Let’s begin by being clear about which form of capitalism we support – and there can, I believe, be only one answer. As for those who advocate further state intervention, we need to get the message across that it is state intervention that is the problem.







 




Professor Kevin Dowd is the co-author, with Martin Hutchinson, of Alchemists of Loss: How Modern Finance and Government Intervention Crashed the Financial System.








10 thoughts on “A tale of three capitalisms”

  1. Posted 18/10/2010 at 13:46 | Permalink

    Some thoughts arising from this very important piece.
    1) It needn’t necessarily be FS – automotive manufacturers have often wielded similar influence e.g. – and cronies can often be organisations like the TUC or CBI (1970s corporatism). As I see it, the contemporary prominence of FS is the product of government manipulation of money which is probably the most interfered with market that there is.
    2) ‘Classical capitalism’ is indeed the ‘best and effective’ for the whole but not for the few who seek to adapt it into their own special interests, often by co-opting large blocs of voters and/or politicians. The question is, whether the shift from one form to another is an inescapable result..

  2. Posted 18/10/2010 at 13:51 | Permalink

    … of democratic constitutions or not, as all democracies have to a varying extent gone down this path? Of course, that’s not an argument against democracy as other systems usually do worse, but it does seem to beg the question of whether democracy can really support something close to classical capitalism, especially given the huge system of vested interests we now see.

  3. Posted 18/10/2010 at 15:10 | Permalink

    […] A tale of three capitalisms By Andy Duncan, on 18 October 10 Professor Kevin Dowd has penned an excellent article for the Institute of Economic […]

  4. Posted 18/10/2010 at 15:15 | Permalink

    I would also think it is important to add that the short termism of the second form may be, in part, down to the listing and thus liquidity of the shareholdings, and the volatility that can accompany it.

    If shares are illiquid or not listed, but still held by the same players, the motivation to get stuck in and kick out bad management will be stronger.

    If management is also remunerated/targeted by share price, then what do you expect – management is acting “rationally”.

  5. Posted 18/10/2010 at 16:42 | Permalink

    I appreciate the agency problems caused by limited liability. But if liability were unlimited for companies (as with partnerships) would it not be almost impossible to find very-high-risk capital for new ventures?

    At present that may sometimes be forthcoming from wealthy individuals, who may be prepared to risk what to them is a small amount. But if their liability were unlimited, surely they would be unwilling to put any money in?

    It would be interesting to know how much of the equity capital of large companies today has come from money invested by shareholders and how much from retained profits. The calculation would be tricky, because of the need to allow for inflation.

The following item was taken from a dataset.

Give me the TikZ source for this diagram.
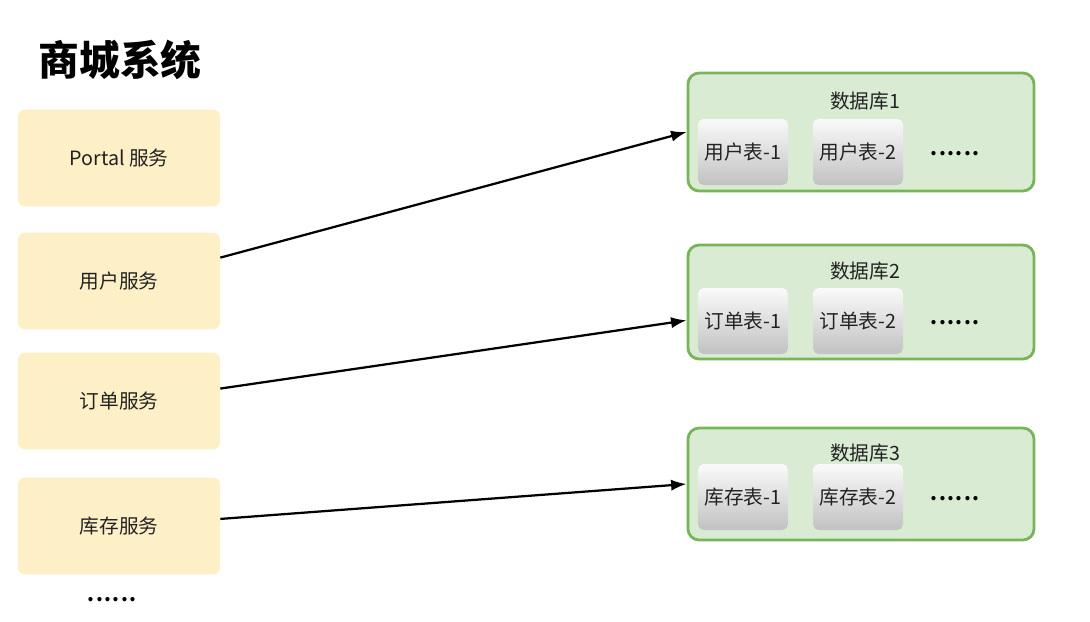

  6. Posted 19/10/2010 at 03:15 | Permalink

    I am with DRM on the unfortunate necessity of limited liability, but I took Kevin’s point to be that the exposure to risk and reward of shareholders under individual shareholder capitalism, even if their liability is limited to the loss of their business, is so much greater than under dispersed and intermediated forms of shareholding, that their incentives to take care and control, and to invest for the long-term are significantly greater. I thought the article was bang on.

  7. Posted 20/10/2010 at 09:53 | Permalink

    I believe that DRM is wrong to worry about where “venture capital” for risky new ventures would come from under unlimited liability; the price charged for such funds would merely reflect such risk – and with modern information-discovery processes, it would not be as much as it was when people were financing East India company spice ships… At present we have a system that has evolved to deter such investment, because of the way risk is embraced, without penalty for failure. That safety net needs to be removed at once, and then the true value of an investment can become clear.

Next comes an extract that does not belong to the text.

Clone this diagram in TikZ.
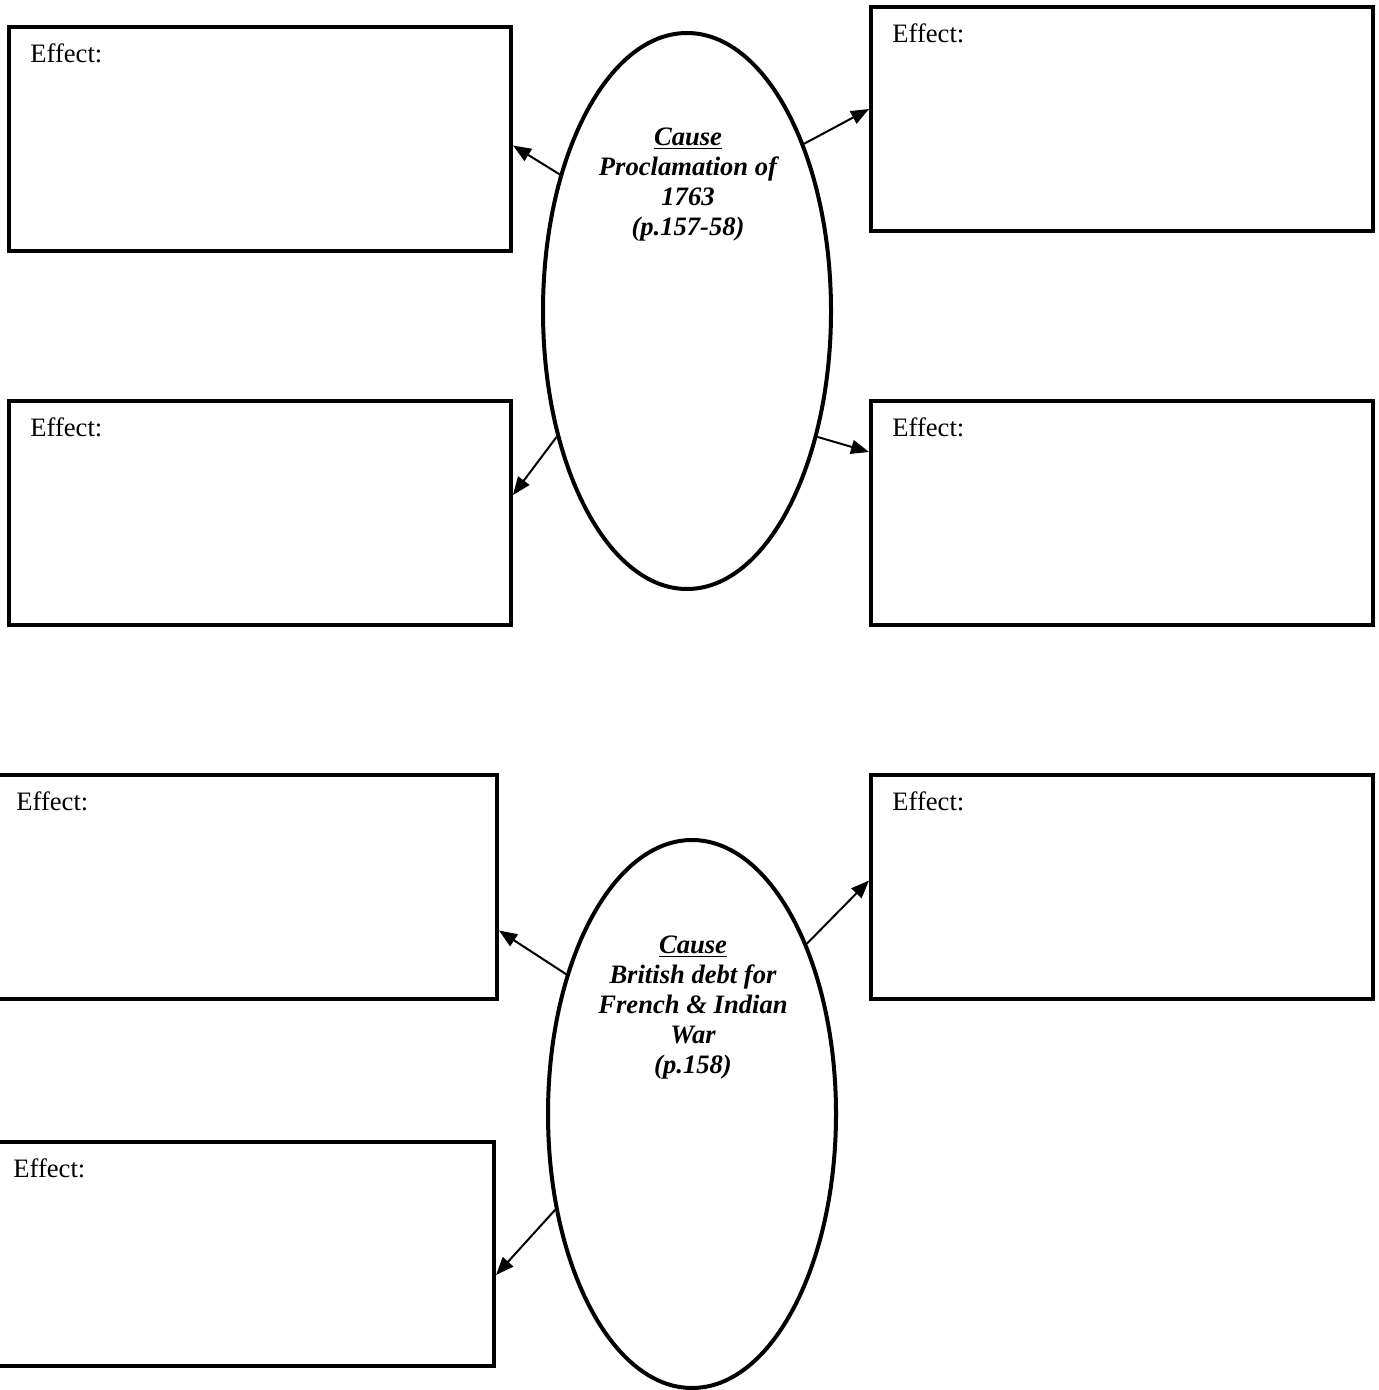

  8. Posted 23/10/2010 at 06:50 | Permalink

    1 Make all Directors and above of corporations fully liable and vested, as in Capitalism #1. They are owners by proxy. In bankruptcy cases, make the judge’s personal wealth hang in the balance if he shows preference regarding management owners’ attempts to hide or transfer their assets.

    2 PE has repaired at least some of what regulation and governments have botched.

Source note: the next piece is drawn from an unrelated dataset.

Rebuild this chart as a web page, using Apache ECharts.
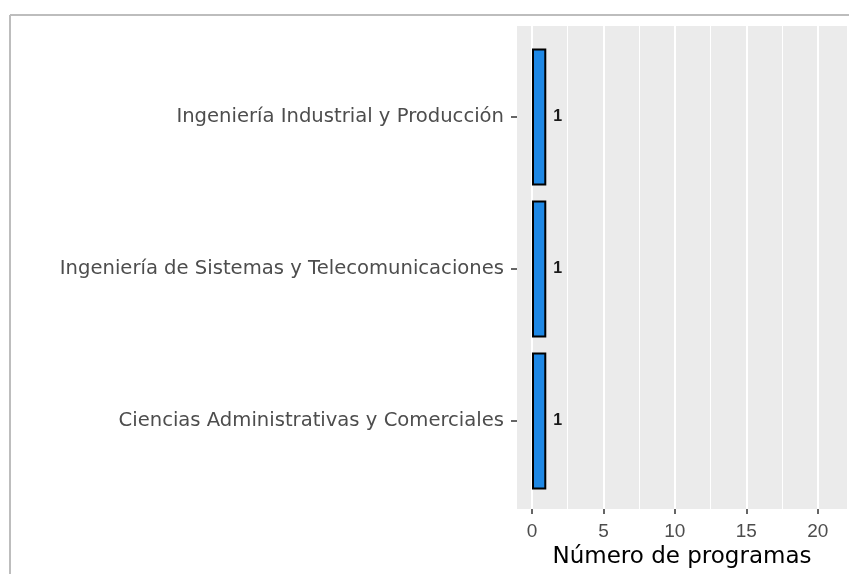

    3 The 17th Amendment must be abandoned if there is any hope of devolution of federal power. The people can not do it alone.

    4 Bank leverage and counterfeit money is bankrupting the country. The practicality of fixing that is beyond me.

    Saving the banks may have irreparably damaged the country given ensuing wealth transfer.

  9. Posted 31/10/2010 at 20:13 | Permalink

    […] I think the benefits of limited liability exceed the costs. […]

  10. Posted 05/11/2010 at 17:57 | Permalink

    Yes, managers (agents) feather their nests rather than run shareholders’ companies properly. Worse, shareholders are now often agents too, eg fund managers, and/or don’t have big enough stakes. The current crisis is different but connected? It is another credit bust, caused by bad public policy – allowing fractional reserve banking, central bank money creation, fiat money and deposit insurance. Bad monetary systems create inflation as well as crashes. Inflation makes bonds unsound compared to shares, creating widespread retail investment in shares. And over-taxation of directly held investments hands these shareholdings to state privileged ‘City’ agents – pension or other fund managers.